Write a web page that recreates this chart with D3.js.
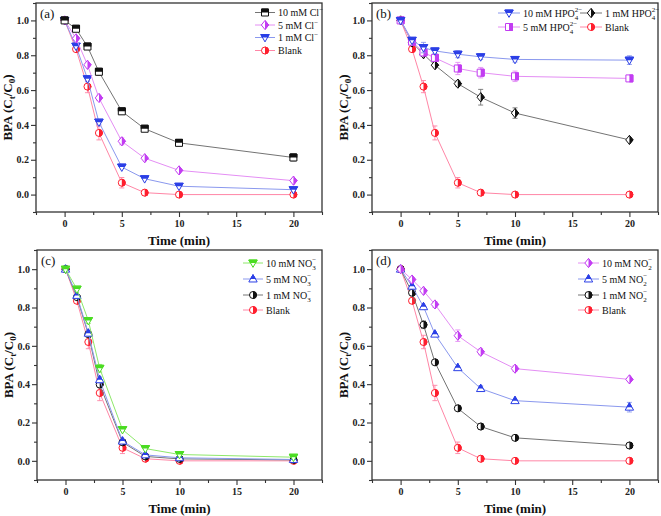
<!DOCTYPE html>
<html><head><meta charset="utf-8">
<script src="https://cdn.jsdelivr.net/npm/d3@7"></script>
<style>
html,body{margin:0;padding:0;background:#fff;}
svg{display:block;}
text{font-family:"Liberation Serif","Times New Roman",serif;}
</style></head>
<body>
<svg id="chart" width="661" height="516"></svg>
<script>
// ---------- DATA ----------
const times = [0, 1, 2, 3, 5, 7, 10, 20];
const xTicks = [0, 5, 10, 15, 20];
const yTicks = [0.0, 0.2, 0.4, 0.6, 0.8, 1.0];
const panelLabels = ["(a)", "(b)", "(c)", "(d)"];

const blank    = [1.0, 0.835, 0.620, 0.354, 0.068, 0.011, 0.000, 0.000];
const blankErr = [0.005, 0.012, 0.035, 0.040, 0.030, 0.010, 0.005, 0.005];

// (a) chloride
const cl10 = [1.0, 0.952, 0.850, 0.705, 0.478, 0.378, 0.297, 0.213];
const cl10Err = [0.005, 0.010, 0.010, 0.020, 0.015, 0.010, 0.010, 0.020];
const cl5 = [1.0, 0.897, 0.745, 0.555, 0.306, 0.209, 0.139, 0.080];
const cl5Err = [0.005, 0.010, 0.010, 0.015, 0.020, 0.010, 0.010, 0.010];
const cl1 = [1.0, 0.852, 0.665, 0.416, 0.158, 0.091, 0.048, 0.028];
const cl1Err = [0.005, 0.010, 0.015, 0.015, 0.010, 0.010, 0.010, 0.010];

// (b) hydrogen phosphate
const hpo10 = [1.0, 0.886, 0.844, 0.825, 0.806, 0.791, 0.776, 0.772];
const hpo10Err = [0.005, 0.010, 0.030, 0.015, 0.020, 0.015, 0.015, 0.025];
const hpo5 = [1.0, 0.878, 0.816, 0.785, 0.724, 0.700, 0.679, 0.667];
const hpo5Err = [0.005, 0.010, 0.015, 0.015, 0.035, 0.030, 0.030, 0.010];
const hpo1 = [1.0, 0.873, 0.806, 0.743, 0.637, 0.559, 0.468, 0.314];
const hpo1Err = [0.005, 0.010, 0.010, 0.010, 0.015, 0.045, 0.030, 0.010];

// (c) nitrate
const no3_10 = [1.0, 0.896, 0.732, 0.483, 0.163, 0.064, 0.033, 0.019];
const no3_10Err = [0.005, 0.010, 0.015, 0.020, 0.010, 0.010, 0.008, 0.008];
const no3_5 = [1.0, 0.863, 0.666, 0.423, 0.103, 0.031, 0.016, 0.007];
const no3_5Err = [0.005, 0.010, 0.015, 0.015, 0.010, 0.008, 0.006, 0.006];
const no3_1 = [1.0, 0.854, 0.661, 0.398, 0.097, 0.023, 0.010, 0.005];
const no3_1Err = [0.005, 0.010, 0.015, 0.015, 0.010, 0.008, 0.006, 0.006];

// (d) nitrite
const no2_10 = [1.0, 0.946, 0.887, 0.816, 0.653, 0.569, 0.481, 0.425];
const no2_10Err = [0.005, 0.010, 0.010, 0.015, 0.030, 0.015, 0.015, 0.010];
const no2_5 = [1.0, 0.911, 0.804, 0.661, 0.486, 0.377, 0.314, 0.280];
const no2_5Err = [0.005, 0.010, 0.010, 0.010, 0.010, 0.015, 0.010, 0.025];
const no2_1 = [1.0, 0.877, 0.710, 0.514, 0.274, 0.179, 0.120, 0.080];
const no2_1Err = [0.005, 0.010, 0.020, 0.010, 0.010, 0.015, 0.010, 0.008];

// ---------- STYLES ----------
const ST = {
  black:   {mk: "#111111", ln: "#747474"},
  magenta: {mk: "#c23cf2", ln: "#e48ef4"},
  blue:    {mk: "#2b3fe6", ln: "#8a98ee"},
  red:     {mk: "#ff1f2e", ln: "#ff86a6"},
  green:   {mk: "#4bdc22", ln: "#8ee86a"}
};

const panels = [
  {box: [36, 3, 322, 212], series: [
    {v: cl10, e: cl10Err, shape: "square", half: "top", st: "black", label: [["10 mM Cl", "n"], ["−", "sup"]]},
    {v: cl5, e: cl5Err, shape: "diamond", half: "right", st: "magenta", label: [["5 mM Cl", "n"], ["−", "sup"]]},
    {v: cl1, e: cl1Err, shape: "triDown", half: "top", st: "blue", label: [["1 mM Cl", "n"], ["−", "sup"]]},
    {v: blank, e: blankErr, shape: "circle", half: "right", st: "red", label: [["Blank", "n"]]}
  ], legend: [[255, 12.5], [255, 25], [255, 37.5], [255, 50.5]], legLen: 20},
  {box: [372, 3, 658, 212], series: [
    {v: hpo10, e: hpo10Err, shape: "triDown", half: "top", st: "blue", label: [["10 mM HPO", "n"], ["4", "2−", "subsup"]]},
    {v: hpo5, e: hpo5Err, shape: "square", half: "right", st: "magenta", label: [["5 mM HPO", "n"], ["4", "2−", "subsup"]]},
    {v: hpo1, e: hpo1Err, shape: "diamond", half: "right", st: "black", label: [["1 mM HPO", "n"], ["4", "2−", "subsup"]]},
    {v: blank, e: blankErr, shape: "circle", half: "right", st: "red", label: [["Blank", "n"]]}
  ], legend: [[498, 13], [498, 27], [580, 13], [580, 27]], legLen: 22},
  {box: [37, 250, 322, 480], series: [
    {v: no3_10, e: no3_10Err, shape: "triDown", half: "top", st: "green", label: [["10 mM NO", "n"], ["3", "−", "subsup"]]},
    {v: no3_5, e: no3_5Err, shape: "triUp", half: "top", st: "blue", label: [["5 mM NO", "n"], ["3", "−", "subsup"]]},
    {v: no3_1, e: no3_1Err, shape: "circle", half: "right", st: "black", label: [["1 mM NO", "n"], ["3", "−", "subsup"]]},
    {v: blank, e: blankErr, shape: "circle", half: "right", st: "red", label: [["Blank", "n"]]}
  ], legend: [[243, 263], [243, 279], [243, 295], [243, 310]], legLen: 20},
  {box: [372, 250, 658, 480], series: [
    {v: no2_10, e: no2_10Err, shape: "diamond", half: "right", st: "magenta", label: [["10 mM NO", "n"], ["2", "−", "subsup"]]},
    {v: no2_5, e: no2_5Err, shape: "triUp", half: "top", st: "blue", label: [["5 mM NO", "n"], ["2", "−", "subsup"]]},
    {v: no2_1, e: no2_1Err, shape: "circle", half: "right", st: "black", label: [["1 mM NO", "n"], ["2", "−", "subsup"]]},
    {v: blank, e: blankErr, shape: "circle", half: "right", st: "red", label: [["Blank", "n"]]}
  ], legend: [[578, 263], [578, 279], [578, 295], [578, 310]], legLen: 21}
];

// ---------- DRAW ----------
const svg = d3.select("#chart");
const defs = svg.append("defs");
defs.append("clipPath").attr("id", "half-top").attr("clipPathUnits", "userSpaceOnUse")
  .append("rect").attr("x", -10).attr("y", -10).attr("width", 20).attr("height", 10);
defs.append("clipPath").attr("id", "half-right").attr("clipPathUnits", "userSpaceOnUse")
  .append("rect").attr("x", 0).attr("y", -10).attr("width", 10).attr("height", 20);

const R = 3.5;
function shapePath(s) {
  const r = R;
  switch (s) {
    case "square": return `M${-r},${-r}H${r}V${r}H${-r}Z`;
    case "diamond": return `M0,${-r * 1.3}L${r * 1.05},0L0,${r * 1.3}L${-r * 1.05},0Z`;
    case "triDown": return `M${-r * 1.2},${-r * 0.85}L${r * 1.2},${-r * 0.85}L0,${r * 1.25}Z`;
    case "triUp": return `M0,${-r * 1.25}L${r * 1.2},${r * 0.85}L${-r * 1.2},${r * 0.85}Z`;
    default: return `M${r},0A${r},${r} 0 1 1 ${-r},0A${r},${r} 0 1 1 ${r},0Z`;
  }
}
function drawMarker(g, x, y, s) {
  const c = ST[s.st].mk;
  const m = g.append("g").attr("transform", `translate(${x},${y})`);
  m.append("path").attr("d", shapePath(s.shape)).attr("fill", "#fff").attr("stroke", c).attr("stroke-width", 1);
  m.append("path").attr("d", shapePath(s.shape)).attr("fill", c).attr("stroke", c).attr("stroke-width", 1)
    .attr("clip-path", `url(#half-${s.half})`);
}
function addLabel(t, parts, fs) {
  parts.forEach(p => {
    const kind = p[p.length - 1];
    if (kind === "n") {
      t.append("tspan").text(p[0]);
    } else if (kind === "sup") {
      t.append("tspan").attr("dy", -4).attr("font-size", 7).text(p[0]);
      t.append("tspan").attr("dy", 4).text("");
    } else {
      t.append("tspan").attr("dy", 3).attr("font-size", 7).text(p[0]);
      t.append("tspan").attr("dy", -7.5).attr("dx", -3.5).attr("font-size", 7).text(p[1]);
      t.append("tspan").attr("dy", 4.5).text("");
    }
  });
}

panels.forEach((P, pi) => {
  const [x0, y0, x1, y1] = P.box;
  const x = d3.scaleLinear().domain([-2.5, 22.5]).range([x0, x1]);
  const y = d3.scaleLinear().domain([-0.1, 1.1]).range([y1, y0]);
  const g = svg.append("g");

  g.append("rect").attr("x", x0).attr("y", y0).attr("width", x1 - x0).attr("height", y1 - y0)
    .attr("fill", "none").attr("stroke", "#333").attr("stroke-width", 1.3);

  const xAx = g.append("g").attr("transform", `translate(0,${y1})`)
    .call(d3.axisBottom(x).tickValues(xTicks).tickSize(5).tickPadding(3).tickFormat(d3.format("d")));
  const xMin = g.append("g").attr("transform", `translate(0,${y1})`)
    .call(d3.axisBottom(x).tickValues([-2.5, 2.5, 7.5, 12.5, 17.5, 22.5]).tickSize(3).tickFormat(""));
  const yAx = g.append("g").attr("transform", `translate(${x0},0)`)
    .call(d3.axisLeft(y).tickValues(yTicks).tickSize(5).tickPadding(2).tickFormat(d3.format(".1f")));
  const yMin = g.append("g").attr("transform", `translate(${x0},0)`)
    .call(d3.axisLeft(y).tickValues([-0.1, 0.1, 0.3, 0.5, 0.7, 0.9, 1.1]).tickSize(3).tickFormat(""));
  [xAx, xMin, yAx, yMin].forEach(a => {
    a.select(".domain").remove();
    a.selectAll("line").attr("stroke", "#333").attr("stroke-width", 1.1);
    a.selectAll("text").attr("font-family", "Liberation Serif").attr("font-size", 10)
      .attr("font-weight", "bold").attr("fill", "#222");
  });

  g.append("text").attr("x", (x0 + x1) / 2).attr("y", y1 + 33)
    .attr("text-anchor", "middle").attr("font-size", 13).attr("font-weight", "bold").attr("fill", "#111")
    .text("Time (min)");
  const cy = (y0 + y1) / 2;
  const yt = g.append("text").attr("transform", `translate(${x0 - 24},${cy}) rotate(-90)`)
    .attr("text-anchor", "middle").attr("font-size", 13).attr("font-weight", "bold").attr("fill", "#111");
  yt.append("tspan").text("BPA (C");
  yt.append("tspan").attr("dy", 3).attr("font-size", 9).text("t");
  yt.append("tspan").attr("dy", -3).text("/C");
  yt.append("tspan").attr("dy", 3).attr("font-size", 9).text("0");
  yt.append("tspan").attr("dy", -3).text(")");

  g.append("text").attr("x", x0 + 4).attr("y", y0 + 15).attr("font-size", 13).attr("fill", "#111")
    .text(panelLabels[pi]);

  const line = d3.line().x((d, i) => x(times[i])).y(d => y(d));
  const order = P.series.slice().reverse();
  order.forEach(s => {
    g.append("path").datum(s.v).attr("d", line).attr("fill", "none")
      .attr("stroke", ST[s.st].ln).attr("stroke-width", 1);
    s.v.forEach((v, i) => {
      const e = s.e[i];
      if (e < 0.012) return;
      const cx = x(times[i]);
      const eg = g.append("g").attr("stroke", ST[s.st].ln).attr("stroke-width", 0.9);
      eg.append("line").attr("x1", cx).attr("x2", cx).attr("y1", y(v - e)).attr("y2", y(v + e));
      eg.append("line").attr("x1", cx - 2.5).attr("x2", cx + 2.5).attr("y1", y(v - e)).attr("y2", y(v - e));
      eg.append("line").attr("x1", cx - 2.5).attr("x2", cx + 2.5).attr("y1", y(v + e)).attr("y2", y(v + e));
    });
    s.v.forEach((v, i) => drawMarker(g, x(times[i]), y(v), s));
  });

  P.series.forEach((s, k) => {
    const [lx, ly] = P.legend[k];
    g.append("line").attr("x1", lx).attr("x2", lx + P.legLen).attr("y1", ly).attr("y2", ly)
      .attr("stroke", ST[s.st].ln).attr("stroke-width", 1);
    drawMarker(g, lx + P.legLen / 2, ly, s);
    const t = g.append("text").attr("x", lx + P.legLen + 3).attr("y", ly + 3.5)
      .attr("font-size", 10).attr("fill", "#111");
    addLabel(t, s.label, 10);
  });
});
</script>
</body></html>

● Instructions for the task
Leave out any pictures, please, and quote only the lines from the top of the data through the line that contains "0.010, 0.010, 0.010, 0.010];".

● Written answer
Write a web page that recreates this chart with D3.js.
<!DOCTYPE html>
<html><head><meta charset="utf-8">
<script src="https://cdn.jsdelivr.net/npm/d3@7"></script>
<style>
html,body{margin:0;padding:0;background:#fff;}
svg{display:block;}
text{font-family:"Liberation Serif","Times New Roman",serif;}
</style></head>
<body>
<svg id="chart" width="661" height="516"></svg>
<script>
// ---------- DATA ----------
const times = [0, 1, 2, 3, 5, 7, 10, 20];
const xTicks = [0, 5, 10, 15, 20];
const yTicks = [0.0, 0.2, 0.4, 0.6, 0.8, 1.0];
const panelLabels = ["(a)", "(b)", "(c)", "(d)"];

const blank    = [1.0, 0.835, 0.620, 0.354, 0.068, 0.011, 0.000, 0.000];
const blankErr = [0.005, 0.012, 0.035, 0.040, 0.030, 0.010, 0.005, 0.005];

// (a) chloride
const cl10 = [1.0, 0.952, 0.850, 0.705, 0.478, 0.378, 0.297, 0.213];
const cl10Err = [0.005, 0.010, 0.010, 0.020, 0.015, 0.010, 0.010, 0.020];
const cl5 = [1.0, 0.897, 0.745, 0.555, 0.306, 0.209, 0.139, 0.080];
const cl5Err = [0.005, 0.010, 0.010, 0.015, 0.020, 0.010, 0.010, 0.010];
const cl1 = [1.0, 0.852, 0.665, 0.416, 0.158, 0.091, 0.048, 0.028];
const cl1Err = [0.005, 0.010, 0.015, 0.015, 0.010, 0.010, 0.010, 0.010];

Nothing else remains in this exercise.